### TO BE DONE
Lines that contain the string "document" are to be copied; leave out all others.

◆ ◆ ◆

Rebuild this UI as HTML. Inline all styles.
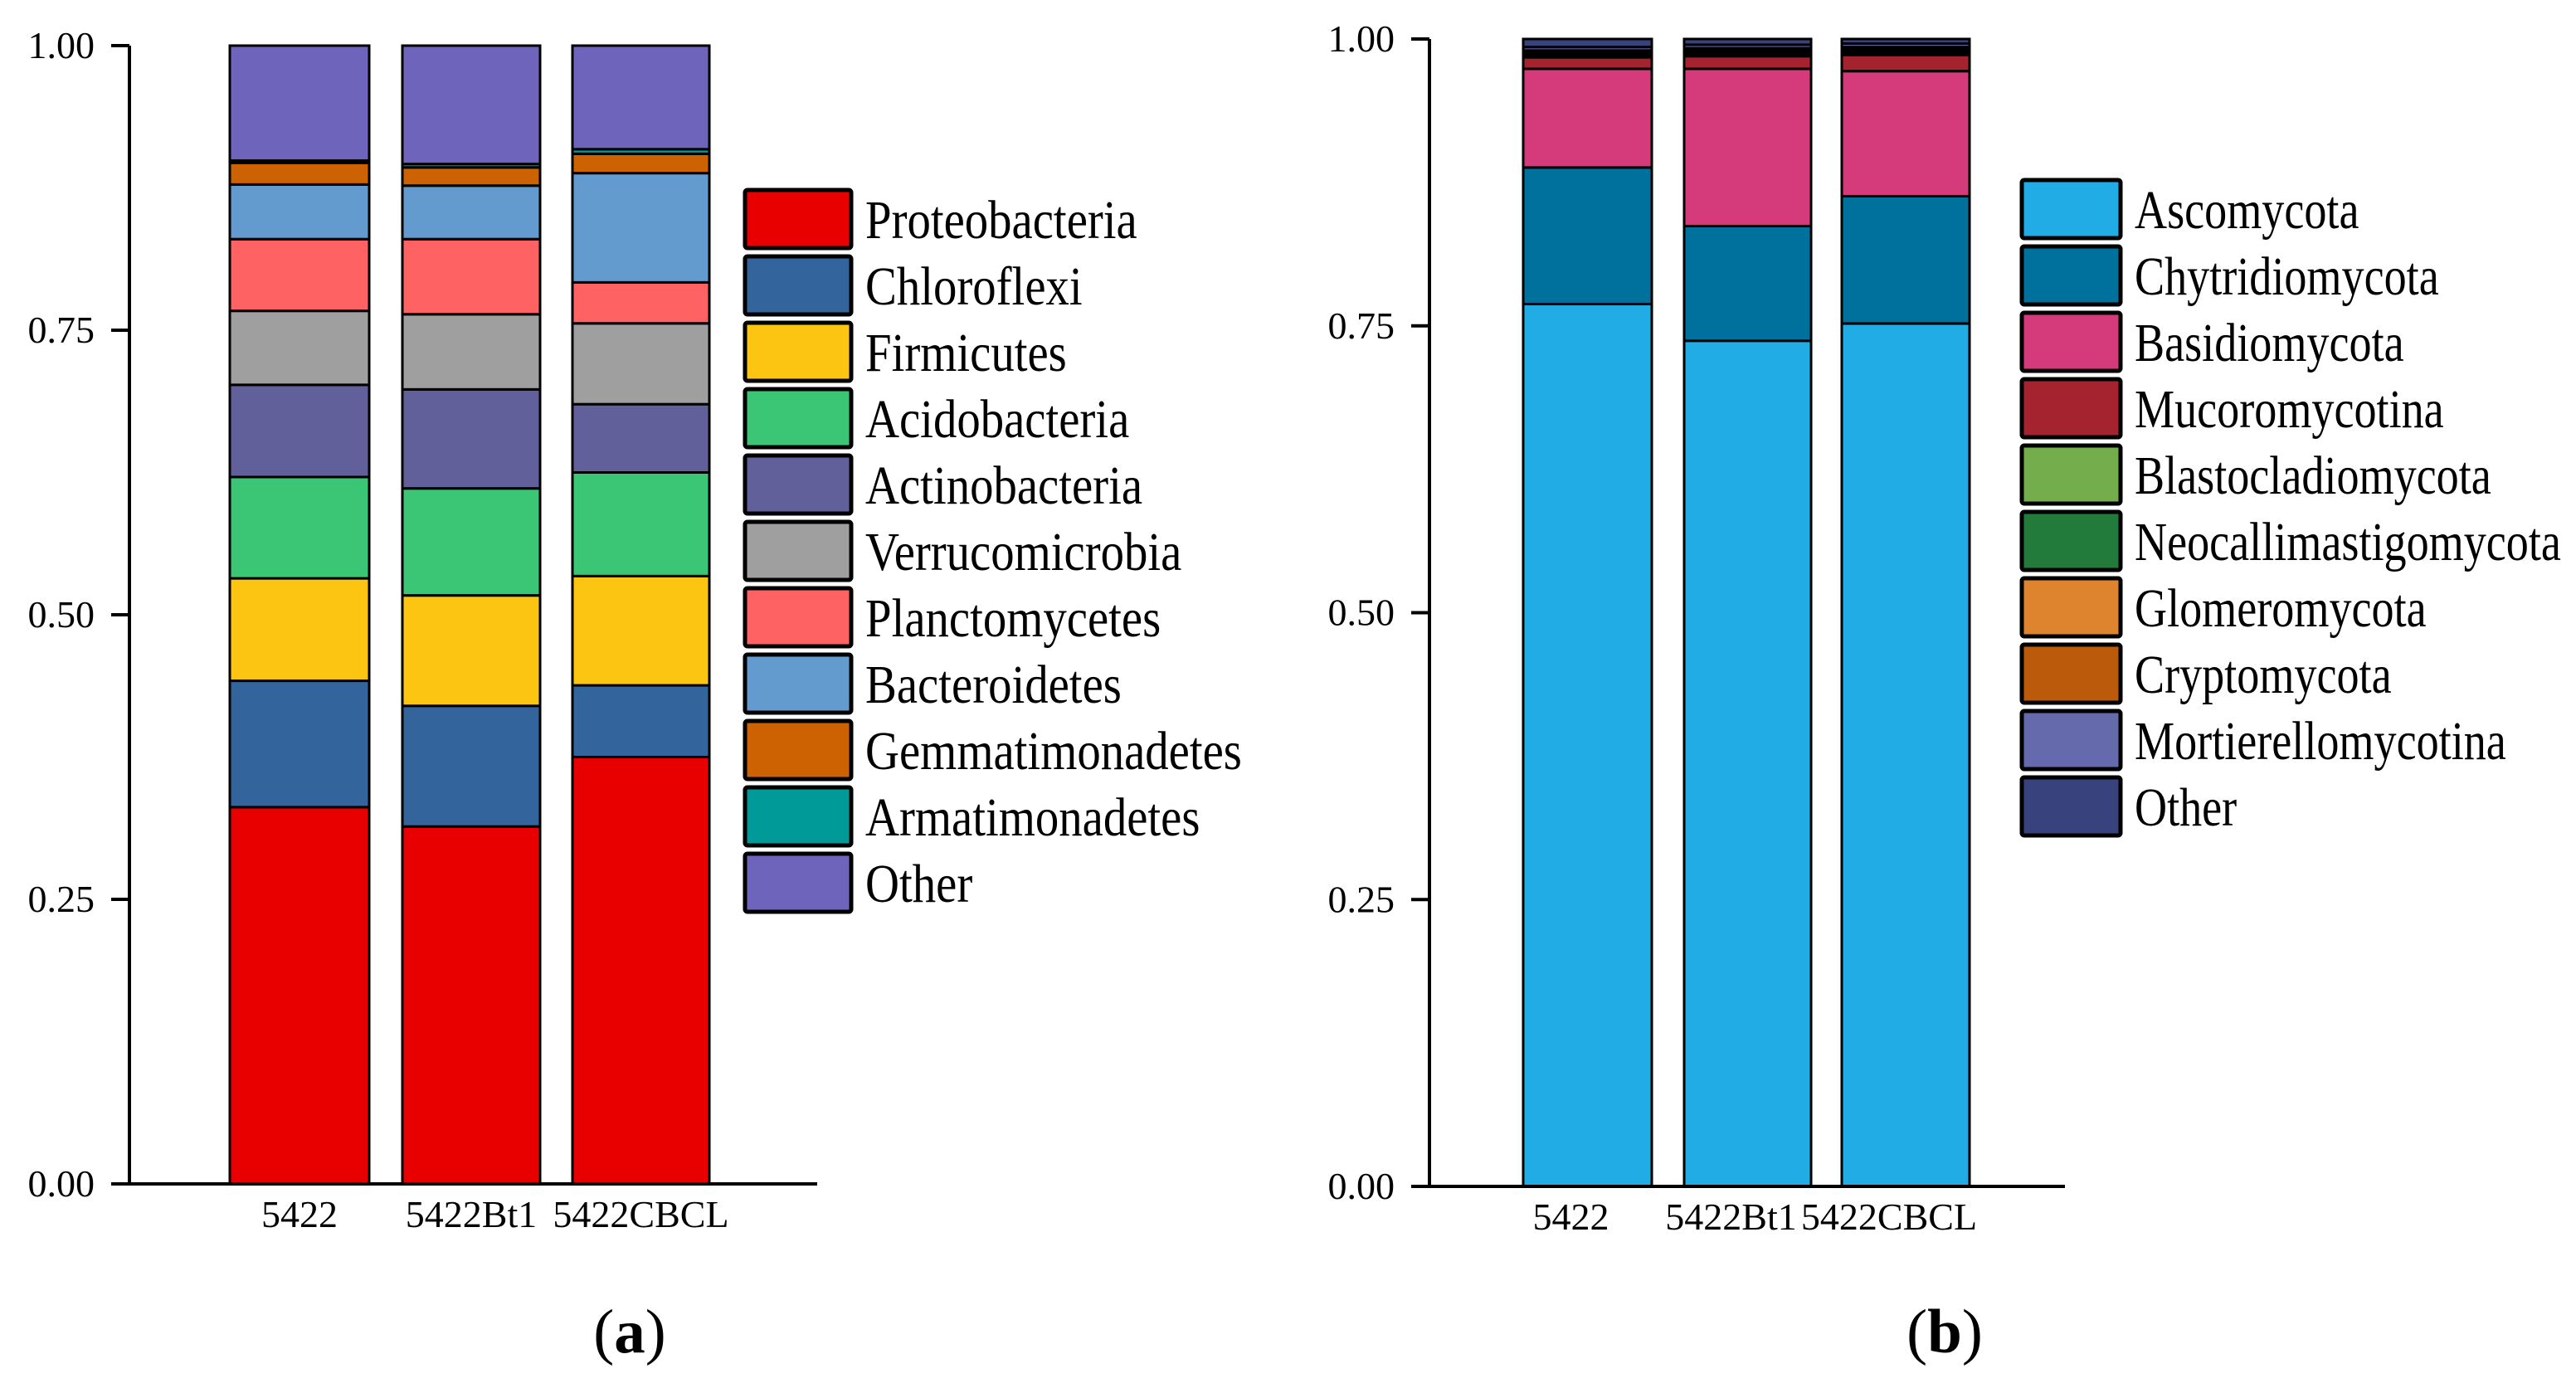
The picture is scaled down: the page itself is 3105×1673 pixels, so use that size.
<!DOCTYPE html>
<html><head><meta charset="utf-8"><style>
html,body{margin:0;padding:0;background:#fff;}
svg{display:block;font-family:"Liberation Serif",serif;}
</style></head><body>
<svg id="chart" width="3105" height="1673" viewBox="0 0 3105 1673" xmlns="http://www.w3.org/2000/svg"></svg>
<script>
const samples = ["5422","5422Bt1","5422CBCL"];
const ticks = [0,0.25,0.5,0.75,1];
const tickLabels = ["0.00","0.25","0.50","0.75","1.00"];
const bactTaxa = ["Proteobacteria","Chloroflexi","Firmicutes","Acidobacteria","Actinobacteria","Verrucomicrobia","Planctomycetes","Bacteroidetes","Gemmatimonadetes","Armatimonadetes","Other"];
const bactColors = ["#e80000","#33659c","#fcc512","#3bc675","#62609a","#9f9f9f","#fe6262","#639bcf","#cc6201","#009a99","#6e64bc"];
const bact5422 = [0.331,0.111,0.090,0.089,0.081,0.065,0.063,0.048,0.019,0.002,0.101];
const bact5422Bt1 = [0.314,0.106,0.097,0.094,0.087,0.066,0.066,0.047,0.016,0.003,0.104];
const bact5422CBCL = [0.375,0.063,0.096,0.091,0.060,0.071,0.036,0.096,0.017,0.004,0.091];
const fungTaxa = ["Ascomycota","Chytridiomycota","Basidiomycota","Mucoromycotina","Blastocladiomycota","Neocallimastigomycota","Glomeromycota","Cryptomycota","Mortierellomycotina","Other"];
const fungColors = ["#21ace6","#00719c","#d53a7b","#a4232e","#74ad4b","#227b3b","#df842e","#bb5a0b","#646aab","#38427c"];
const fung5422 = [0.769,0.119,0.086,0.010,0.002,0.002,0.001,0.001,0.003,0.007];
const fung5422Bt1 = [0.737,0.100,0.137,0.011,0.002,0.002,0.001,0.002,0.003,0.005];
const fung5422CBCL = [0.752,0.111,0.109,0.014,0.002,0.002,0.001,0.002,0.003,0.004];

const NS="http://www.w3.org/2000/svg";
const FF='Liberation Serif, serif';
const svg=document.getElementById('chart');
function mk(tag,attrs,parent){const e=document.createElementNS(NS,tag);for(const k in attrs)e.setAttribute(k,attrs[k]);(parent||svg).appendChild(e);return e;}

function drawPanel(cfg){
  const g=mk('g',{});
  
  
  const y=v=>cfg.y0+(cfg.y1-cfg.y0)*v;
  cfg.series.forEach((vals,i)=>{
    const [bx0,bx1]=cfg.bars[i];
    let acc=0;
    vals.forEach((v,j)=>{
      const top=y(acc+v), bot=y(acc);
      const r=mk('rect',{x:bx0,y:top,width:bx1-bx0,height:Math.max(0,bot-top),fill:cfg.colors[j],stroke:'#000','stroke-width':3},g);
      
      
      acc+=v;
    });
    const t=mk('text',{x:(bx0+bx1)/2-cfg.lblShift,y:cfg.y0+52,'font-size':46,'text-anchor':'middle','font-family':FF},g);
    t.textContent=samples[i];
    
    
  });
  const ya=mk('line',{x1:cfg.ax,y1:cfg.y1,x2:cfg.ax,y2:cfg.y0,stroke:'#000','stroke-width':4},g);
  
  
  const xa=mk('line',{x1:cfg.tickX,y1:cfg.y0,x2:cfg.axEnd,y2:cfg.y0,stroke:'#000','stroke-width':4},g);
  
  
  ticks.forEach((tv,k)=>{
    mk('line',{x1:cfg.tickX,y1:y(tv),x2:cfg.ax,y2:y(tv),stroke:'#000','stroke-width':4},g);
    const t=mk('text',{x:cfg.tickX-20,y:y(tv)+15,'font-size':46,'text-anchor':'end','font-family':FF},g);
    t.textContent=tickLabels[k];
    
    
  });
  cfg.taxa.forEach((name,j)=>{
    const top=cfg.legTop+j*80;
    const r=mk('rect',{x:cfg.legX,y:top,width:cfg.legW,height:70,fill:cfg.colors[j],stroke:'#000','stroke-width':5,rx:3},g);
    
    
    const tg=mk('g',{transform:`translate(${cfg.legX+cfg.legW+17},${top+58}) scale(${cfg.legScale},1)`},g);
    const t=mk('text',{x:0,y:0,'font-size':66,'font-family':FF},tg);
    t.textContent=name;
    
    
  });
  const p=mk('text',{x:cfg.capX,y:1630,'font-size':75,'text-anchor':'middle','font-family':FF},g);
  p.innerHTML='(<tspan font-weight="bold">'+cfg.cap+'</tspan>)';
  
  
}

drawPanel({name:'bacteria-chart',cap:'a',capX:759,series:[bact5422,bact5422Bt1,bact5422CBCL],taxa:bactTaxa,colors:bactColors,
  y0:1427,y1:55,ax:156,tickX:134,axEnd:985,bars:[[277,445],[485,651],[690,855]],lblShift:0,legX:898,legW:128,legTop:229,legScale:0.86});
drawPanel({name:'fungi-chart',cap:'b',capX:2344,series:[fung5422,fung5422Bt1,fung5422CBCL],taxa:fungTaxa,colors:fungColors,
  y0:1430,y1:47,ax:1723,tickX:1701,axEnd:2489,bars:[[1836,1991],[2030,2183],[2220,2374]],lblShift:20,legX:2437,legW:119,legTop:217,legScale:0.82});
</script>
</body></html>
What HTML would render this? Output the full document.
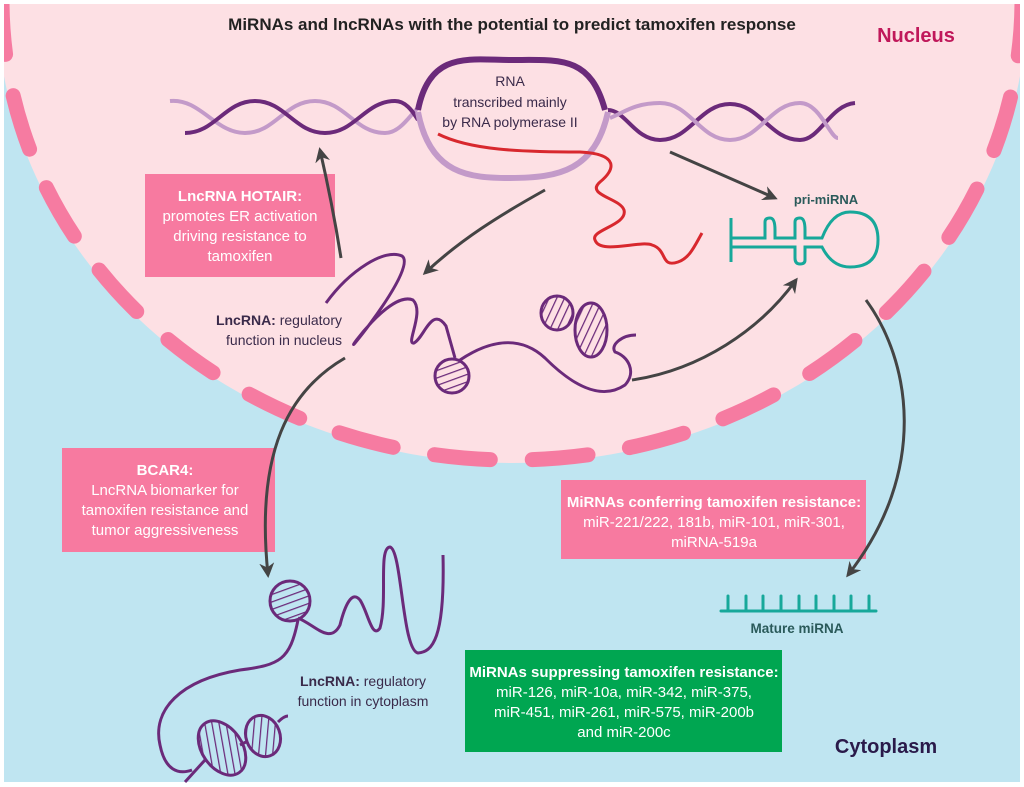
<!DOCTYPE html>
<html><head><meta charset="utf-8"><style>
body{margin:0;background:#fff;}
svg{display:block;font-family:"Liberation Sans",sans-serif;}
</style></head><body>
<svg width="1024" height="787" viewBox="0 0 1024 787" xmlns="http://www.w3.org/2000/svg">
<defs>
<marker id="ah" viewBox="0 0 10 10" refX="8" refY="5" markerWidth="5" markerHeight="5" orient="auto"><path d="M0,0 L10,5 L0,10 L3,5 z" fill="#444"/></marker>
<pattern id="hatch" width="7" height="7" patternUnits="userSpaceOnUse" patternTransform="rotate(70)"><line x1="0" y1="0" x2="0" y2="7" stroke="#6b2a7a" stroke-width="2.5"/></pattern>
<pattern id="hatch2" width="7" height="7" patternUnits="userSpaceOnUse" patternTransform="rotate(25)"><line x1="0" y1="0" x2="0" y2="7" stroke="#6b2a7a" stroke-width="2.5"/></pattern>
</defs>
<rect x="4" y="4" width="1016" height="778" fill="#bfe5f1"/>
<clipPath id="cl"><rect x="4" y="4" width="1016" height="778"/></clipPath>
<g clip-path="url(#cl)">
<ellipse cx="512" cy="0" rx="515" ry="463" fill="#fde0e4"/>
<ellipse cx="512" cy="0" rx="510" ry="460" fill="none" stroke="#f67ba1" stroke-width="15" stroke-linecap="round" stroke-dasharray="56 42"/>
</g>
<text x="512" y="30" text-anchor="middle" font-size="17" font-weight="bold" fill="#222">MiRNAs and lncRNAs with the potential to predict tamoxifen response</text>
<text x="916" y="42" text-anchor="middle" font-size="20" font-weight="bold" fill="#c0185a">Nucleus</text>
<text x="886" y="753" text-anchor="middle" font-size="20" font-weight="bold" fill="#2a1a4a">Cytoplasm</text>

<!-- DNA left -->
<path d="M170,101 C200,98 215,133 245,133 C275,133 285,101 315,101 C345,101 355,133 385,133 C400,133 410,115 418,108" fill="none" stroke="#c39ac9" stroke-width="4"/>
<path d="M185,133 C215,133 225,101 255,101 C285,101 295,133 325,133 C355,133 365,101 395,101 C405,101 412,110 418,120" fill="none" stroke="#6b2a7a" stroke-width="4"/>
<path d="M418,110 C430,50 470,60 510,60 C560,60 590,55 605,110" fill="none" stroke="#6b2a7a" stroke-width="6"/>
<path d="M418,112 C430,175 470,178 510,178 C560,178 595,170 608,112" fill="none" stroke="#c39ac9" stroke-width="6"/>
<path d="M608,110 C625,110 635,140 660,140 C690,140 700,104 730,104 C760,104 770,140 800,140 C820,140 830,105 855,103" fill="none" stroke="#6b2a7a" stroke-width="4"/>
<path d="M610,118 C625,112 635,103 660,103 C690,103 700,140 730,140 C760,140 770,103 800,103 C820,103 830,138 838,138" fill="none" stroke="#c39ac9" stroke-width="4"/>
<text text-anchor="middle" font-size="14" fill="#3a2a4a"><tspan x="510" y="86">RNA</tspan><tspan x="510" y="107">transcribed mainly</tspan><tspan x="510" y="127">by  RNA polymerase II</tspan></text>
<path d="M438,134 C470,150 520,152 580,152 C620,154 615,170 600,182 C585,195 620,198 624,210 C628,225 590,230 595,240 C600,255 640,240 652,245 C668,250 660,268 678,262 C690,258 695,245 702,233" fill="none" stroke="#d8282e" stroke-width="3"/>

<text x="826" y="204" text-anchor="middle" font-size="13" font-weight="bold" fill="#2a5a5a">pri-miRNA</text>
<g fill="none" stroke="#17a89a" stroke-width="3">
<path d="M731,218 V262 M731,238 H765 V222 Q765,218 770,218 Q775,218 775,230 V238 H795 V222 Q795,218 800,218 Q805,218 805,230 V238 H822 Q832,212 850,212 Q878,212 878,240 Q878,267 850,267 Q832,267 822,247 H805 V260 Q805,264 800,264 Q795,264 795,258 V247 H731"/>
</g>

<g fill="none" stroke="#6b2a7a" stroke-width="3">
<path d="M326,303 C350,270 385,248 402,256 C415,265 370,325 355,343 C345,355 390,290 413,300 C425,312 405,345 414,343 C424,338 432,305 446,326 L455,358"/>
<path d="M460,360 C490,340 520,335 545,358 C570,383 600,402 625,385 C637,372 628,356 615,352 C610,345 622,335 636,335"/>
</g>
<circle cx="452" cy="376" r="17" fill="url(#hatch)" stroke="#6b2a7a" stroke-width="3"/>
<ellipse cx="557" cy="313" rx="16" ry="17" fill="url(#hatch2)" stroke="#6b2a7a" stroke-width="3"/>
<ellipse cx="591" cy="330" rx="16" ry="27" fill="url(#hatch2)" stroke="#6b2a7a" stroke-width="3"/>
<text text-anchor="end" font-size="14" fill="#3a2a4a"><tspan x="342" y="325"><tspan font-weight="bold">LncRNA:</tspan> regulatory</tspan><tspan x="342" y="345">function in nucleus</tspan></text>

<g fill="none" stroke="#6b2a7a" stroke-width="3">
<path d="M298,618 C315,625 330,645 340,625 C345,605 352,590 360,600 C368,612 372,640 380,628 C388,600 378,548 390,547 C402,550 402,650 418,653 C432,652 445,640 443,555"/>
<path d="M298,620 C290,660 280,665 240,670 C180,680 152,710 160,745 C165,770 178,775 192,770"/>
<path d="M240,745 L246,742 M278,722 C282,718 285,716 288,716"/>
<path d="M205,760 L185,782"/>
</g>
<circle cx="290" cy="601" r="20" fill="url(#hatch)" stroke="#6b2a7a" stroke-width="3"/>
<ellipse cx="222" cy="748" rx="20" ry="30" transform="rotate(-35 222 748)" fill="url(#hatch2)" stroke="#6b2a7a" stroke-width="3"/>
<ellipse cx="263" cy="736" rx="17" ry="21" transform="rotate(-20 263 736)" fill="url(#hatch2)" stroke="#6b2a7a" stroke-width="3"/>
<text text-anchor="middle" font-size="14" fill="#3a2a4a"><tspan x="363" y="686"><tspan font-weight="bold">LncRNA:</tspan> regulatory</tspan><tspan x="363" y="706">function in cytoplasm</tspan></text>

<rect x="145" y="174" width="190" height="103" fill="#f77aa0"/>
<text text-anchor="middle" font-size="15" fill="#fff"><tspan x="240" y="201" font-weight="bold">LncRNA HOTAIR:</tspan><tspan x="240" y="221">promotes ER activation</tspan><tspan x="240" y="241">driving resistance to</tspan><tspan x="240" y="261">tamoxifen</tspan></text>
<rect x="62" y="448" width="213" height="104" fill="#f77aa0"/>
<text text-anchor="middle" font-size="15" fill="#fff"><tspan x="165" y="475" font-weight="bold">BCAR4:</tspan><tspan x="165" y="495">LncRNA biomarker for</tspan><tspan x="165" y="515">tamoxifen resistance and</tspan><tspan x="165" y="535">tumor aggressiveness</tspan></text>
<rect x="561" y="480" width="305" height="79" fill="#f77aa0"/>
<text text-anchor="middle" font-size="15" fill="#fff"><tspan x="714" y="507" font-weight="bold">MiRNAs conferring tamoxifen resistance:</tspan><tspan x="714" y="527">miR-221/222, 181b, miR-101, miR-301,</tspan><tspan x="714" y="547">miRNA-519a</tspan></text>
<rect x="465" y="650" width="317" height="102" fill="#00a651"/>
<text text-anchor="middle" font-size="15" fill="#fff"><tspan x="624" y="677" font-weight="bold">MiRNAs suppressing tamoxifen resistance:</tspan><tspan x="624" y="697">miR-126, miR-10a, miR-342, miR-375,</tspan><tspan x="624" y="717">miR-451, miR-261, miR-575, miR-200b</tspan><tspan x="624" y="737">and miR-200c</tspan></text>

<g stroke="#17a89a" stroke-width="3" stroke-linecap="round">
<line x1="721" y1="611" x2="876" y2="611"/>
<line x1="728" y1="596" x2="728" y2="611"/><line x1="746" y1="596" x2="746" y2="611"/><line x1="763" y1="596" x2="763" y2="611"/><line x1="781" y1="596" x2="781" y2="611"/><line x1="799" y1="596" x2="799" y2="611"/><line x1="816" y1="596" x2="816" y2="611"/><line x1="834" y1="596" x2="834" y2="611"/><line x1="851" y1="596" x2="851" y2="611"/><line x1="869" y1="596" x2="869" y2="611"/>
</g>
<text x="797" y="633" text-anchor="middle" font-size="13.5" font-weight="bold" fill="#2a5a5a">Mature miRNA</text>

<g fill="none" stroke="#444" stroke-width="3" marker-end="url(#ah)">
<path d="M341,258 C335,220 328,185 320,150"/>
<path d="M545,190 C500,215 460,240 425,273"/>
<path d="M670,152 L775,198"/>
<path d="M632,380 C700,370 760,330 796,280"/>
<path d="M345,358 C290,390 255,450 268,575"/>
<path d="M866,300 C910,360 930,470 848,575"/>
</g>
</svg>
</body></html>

◆ ◆ ◆

### REPLY
const svg=document.getElementById('chart');
function mk(tag,attrs,parent){const e=document.createElementNS(NS,tag);for(const k in attrs)e.setAttribute(k,attrs[k]);(parent||svg).appendChild(e);return e;}
What HTML would render this? Output the full document.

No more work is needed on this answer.